Nymphal development typically lasts between 18 and 33 days, though may require longer as temperatures deviate from 30 degrees.  There are typically 5 instars, though it can vary between 4–6; the number and length of instars is dependent on temperature and nutritional conditions. The first and second instars of S. festinus is 1.6mm and 2.1mm in length respectively, and develop a series of spurs along the length of the spine.  The third instar is 2.9mm in length, and transitions from pale green or straw-like in colour to a darker yellow-brown with green markings.  The first three instars typically last 3–5 days each. The fourth and fifth instars last 4–8 days each, and develop more pronounced wingpads, spurs, and pronotum, and grow progressively greener.  Across instars 3–5, the dorsal spurs grow more prominent, and mobility increases significantly compared to instars 1 and 2.

Females mate soon after they reach sexual maturity around 7–14 days in adulthood.  Males will die off quickly following mating, but females will live for about another 38.6 days.  The reproductive period of females  lasts about 38 days, where a female can produce more than 220 eggs, carrying 21–30 eggs in her ovaries at a time.

== Plant hosts ==
S. festinus have been found to use a wide variety of plant hosts.  Plant species in the family Fabaceae seem to be favoured for reproduction and feeding, though feeding interactions between S. festinus and over 171 unique plant genera have been recorded.  Typical hosts include alfalfa, peanuts, and soybeans

== Feeding and diet ==
S. festinus is a phloem feeder with distinct feeding behaviours.  Using its piercing and sucking mouth parts, S. festinus probes petioles and shoots to obtain phloem sap, as well as create a series of lateral punctures around the stem of its host plant.
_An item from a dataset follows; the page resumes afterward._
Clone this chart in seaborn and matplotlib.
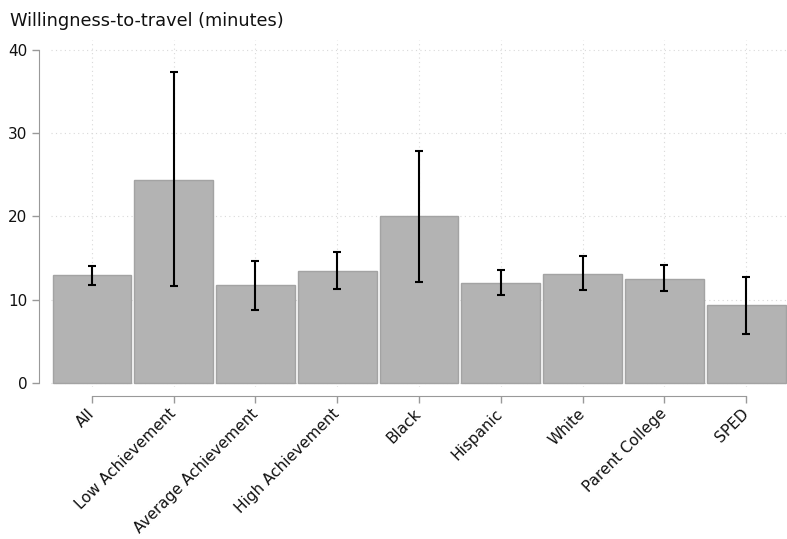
import pandas as pd
import matplotlib
matplotlib.use("Agg")
import matplotlib.pyplot as plt
import seaborn as sns

categories = ["All", "Low Achievement", "Average Achievement", "High Achievement",
              "Black", "Hispanic", "White", "Parent College", "SPED"]
minutes = [12.9, 24.4, 11.7, 13.5, 20.0, 12.05, 13.1, 12.5, 9.3]
ci_low = [11.8, 11.6, 8.8, 11.3, 12.1, 10.6, 11.2, 11.0, 5.9]
ci_high = [14.0, 37.3, 14.7, 15.7, 27.9, 13.6, 15.2, 14.2, 12.7]
y_ticks = [0, 10, 20, 30, 40]

df = pd.DataFrame({"group": categories, "minutes": minutes,
                   "lo": ci_low, "hi": ci_high})

sns.set_style("white")
plt.rcParams['font.family'] = ['DejaVu Sans']

fig = plt.figure(figsize=(7.87, 5.39), dpi=100)
ax = fig.add_axes([0.0649, 1 - 387 / 539, 1.0 - 0.0649, (387 - 40) / 539])

sns.barplot(data=df, x="group", y="minutes", color="#b3b3b3", saturation=1,
            width=0.965, edgecolor="#a3a3a3", linewidth=1, errorbar=None, ax=ax)

# Fehlerbalken (asymmetrisch)
yerr = [df["minutes"] - df["lo"], df["hi"] - df["minutes"]]
ax.errorbar(range(len(df)), df["minutes"], yerr=yerr, fmt="none",
            ecolor="black", elinewidth=1.5, capsize=3, capthick=1.5, zorder=5)

ax.set_xlim(-0.5, 8.5)
ax.set_ylim(-0.5, 41.2)
ax.set_yticks(y_ticks)
ax.set_xlabel("")
ax.set_ylabel("")

ax.grid(True, axis="both", linestyle=(0, (1, 3)), color="#d9d9d9", linewidth=0.8)
ax.set_axisbelow(True)

sns.despine(ax=ax, offset={"left": 8.6, "bottom": 6.5}, trim=True)
for side in ["left", "bottom"]:
    ax.spines[side].set_color("#999999")
ax.tick_params(axis="both", colors="#999999", labelcolor="#111111",
               labelsize=11, length=5, width=1, left=True, bottom=True)
ax.tick_params(axis="x", pad=6)
plt.setp(ax.get_xticklabels(), rotation=45, ha="right", va="center",
         rotation_mode="anchor")

fig.text(0.013, 0.951, "Willingness-to-travel (minutes)", fontsize=12.75,
         color="#111111", ha="left", va="baseline")

fig.savefig("out.png", dpi=100)
plt.close(fig)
== Defensive behaviours ==
S. festinus nymphs have been observed to produce a globule from the abdomen as a defense mechanism, paired with retreat to another sector of the stem.  Adults have been observed to do the same, though prefer to fly away.  Generally, just above the plant canopy, or 33cm above the soil. Flight capacity for females and males differ, with males flying for a longer time and further distances compared to females.
== Economic importance ==

=== Damage to plant hosts ===
The reproductive and feeding habits of S. festinus cause significant damage to its different plant hosts, which led them to gain notoriety as pests.  Mainly intermediate and final instars cause damage by puncturing to the petioles and shoots of different plants while feeding, which causes girdling.  The process of oviposition causes shredding in the stem of reproductive hosts.

===Vector of Grapevine red blotch virus ===
S. festinus causes a serious threat to the United States wine industry due to its vectoring of Grapevine red blotch virus (GRBV).  When S. festinus feed on GRBV infected plants, the virus moves through the gut, to then circulate within the blood.  It then reaches the salivary glands, which connect to the salivary canal, where it can then be transmitted to healthy plants when S. festinus feed.  Southeastern S. festinus have been recorded to acquire and transmit GRBV more readily than Californian S. festinus, due to variation in genotype.  Though the transmission of GRBV causes significant problems for the wine industry, S. festinus is regarded as an indirect pest of grapevine plants, as the damage caused by girdling is found to be economically insignificant.

=== Biological control ===
Studies on S. festinus susceptibility to predation as a tool for population control in crop systems have been of interest over the years.  Specific combinations of predator species and instar level of S. festinus have been found to determine mortality rates.  Larvae of Chrysoperla rufilabris commonly known as "red-lipped green lacewing", have been found to show mortality to all instars of S. festinus.  Hippodamia convergens, commonly known as the "convergent lady beetle", have been found to prey on first and second instars of S.festinus, likely due to the size similarity with aphids, the typical prey of H. convergens.  Other species of Hemiptera, Nabis roseipennis and Geocoris punctipes, have also been studied as potential predators. N. roseipennis have been found to prey on all life stages of S. festinus.